* **Dataset excerpt**
::::
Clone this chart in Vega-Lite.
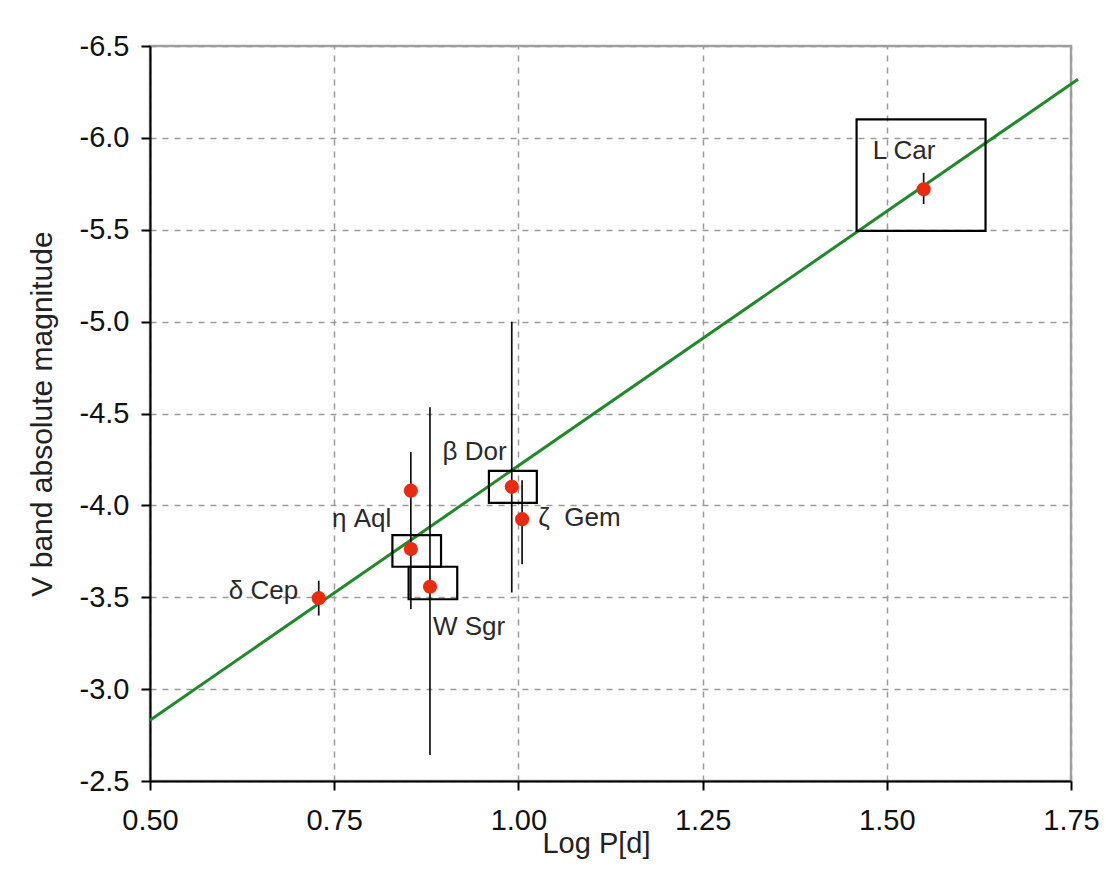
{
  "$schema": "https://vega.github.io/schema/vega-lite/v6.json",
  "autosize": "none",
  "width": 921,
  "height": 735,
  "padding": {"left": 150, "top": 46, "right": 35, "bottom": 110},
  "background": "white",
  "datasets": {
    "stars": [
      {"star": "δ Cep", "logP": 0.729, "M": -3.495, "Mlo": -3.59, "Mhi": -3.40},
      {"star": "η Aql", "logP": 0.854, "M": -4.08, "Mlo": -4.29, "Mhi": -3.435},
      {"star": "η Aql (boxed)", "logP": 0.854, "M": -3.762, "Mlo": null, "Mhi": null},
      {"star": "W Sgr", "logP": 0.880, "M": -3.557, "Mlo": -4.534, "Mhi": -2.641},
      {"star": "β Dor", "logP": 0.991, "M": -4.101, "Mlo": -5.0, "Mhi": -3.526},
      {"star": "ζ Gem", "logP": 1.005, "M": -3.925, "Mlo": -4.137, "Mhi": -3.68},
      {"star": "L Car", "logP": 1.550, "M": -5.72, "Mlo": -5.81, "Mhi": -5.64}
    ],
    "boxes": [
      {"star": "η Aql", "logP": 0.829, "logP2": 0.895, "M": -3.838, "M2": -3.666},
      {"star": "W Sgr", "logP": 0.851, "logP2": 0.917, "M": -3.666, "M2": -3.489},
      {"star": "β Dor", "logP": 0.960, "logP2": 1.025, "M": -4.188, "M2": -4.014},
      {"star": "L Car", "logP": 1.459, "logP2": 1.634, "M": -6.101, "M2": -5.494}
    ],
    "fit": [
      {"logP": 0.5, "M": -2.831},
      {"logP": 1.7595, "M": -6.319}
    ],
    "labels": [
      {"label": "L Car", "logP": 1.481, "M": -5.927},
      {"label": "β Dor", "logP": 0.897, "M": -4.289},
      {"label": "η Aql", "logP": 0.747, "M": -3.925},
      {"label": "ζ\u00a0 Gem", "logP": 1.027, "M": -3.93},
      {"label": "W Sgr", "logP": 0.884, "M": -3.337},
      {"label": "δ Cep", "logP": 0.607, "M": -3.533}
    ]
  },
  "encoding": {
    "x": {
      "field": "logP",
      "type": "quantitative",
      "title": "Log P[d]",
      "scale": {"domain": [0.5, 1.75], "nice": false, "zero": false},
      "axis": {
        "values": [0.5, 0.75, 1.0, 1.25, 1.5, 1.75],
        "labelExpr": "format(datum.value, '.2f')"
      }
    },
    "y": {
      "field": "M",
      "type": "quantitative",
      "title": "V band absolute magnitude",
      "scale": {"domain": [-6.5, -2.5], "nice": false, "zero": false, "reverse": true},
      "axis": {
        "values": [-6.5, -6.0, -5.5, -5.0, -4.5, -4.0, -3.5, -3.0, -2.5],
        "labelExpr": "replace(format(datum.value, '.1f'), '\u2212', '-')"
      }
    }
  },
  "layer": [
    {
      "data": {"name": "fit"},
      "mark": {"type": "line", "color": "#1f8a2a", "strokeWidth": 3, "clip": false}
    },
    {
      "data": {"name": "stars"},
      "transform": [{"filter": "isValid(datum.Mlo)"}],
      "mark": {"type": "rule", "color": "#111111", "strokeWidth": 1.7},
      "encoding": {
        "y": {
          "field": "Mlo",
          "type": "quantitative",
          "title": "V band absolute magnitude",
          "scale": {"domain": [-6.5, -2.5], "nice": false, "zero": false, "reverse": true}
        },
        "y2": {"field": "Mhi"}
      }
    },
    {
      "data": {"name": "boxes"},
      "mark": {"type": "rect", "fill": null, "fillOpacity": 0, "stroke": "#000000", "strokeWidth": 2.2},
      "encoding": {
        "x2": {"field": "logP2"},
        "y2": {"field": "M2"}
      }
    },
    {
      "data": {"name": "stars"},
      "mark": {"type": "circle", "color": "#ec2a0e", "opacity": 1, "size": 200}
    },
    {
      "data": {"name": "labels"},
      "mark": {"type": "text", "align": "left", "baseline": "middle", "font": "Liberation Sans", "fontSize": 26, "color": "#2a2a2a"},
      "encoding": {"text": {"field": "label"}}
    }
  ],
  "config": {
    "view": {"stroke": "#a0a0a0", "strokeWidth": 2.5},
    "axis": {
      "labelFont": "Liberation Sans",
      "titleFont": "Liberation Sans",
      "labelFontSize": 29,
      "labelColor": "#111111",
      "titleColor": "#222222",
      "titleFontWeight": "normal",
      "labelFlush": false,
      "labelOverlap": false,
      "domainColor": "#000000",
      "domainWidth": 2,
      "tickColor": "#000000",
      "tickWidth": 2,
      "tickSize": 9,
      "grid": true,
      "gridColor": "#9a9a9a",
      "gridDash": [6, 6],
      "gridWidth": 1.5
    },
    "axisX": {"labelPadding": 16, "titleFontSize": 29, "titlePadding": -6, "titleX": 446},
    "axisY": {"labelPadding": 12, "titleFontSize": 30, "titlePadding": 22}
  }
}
::::
* **Required work**
Set down the material exactly, every line of it, except for the pictures.

* **Written answer**
Clone this chart in Vega-Lite.
{
  "$schema": "https://vega.github.io/schema/vega-lite/v6.json",
  "autosize": "none",
  "width": 921,
  "height": 735,
  "padding": {"left": 150, "top": 46, "right": 35, "bottom": 110},
  "background": "white",
  "datasets": {
    "stars": [
      {"star": "δ Cep", "logP": 0.729, "M": -3.495, "Mlo": -3.59, "Mhi": -3.40},
      {"star": "η Aql", "logP": 0.854, "M": -4.08, "Mlo": -4.29, "Mhi": -3.435},
      {"star": "η Aql (boxed)", "logP": 0.854, "M": -3.762, "Mlo": null, "Mhi": null},
      {"star": "W Sgr", "logP": 0.880, "M": -3.557, "Mlo": -4.534, "Mhi": -2.641},
      {"star": "β Dor", "logP": 0.991, "M": -4.101, "Mlo": -5.0, "Mhi": -3.526},
      {"star": "ζ Gem", "logP": 1.005, "M": -3.925, "Mlo": -4.137, "Mhi": -3.68},
      {"star": "L Car", "logP": 1.550, "M": -5.72, "Mlo": -5.81, "Mhi": -5.64}
    ],
    "boxes": [
      {"star": "η Aql", "logP": 0.829, "logP2": 0.895, "M": -3.838, "M2": -3.666},
      {"star": "W Sgr", "logP": 0.851, "logP2": 0.917, "M": -3.666, "M2": -3.489},
      {"star": "β Dor", "logP": 0.960, "logP2": 1.025, "M": -4.188, "M2": -4.014},
      {"star": "L Car", "logP": 1.459, "logP2": 1.634, "M": -6.101, "M2": -5.494}
    ],
    "fit": [
      {"logP": 0.5, "M": -2.831},
      {"logP": 1.7595, "M": -6.319}
    ],
    "labels": [
      {"label": "L Car", "logP": 1.481, "M": -5.927},
      {"label": "β Dor", "logP": 0.897, "M": -4.289},
      {"label": "η Aql", "logP": 0.747, "M": -3.925},
      {"label": "ζ\u00a0 Gem", "logP": 1.027, "M": -3.93},
      {"label": "W Sgr", "logP": 0.884, "M": -3.337},
      {"label": "δ Cep", "logP": 0.607, "M": -3.533}
    ]
  },
  "encoding": {
    "x": {
      "field": "logP",
      "type": "quantitative",
      "title": "Log P[d]",
      "scale": {"domain": [0.5, 1.75], "nice": false, "zero": false},
      "axis": {
        "values": [0.5, 0.75, 1.0, 1.25, 1.5, 1.75],
        "labelExpr": "format(datum.value, '.2f')"
      }
    },
    "y": {
      "field": "M",
      "type": "quantitative",
      "title": "V band absolute magnitude",
      "scale": {"domain": [-6.5, -2.5], "nice": false, "zero": false, "reverse": true},
      "axis": {
        "values": [-6.5, -6.0, -5.5, -5.0, -4.5, -4.0, -3.5, -3.0, -2.5],
        "labelExpr": "replace(format(datum.value, '.1f'), '\u2212', '-')"
      }
    }
  },
  "layer": [
    {
      "data": {"name": "fit"},
      "mark": {"type": "line", "color": "#1f8a2a", "strokeWidth": 3, "clip": false}
    },
    {
      "data": {"name": "stars"},
      "transform": [{"filter": "isValid(datum.Mlo)"}],
      "mark": {"type": "rule", "color": "#111111", "strokeWidth": 1.7},
      "encoding": {
        "y": {
          "field": "Mlo",
          "type": "quantitative",
          "title": "V band absolute magnitude",
          "scale": {"domain": [-6.5, -2.5], "nice": false, "zero": false, "reverse": true}
        },
        "y2": {"field": "Mhi"}
      }
    },
    {
      "data": {"name": "boxes"},
      "mark": {"type": "rect", "fill": null, "fillOpacity": 0, "stroke": "#000000", "strokeWidth": 2.2},
      "encoding": {
        "x2": {"field": "logP2"},
        "y2": {"field": "M2"}
      }
    },
    {
      "data": {"name": "stars"},
      "mark": {"type": "circle", "color": "#ec2a0e", "opacity": 1, "size": 200}
    },
    {
      "data": {"name": "labels"},
      "mark": {"type": "text", "align": "left", "baseline": "middle", "font": "Liberation Sans", "fontSize": 26, "color": "#2a2a2a"},
      "encoding": {"text": {"field": "label"}}
    }
  ],
  "config": {
    "view": {"stroke": "#a0a0a0", "strokeWidth": 2.5},
    "axis": {
      "labelFont": "Liberation Sans",
      "titleFont": "Liberation Sans",
      "labelFontSize": 29,
      "labelColor": "#111111",
      "titleColor": "#222222",
      "titleFontWeight": "normal",
      "labelFlush": false,
      "labelOverlap": false,
      "domainColor": "#000000",
      "domainWidth": 2,
      "tickColor": "#000000",
      "tickWidth": 2,
      "tickSize": 9,
      "grid": true,
      "gridColor": "#9a9a9a",
      "gridDash": [6, 6],
      "gridWidth": 1.5
    },
    "axisX": {"labelPadding": 16, "titleFontSize": 29, "titlePadding": -6, "titleX": 446},
    "axisY": {"labelPadding": 12, "titleFontSize": 30, "titlePadding": 22}
  }
}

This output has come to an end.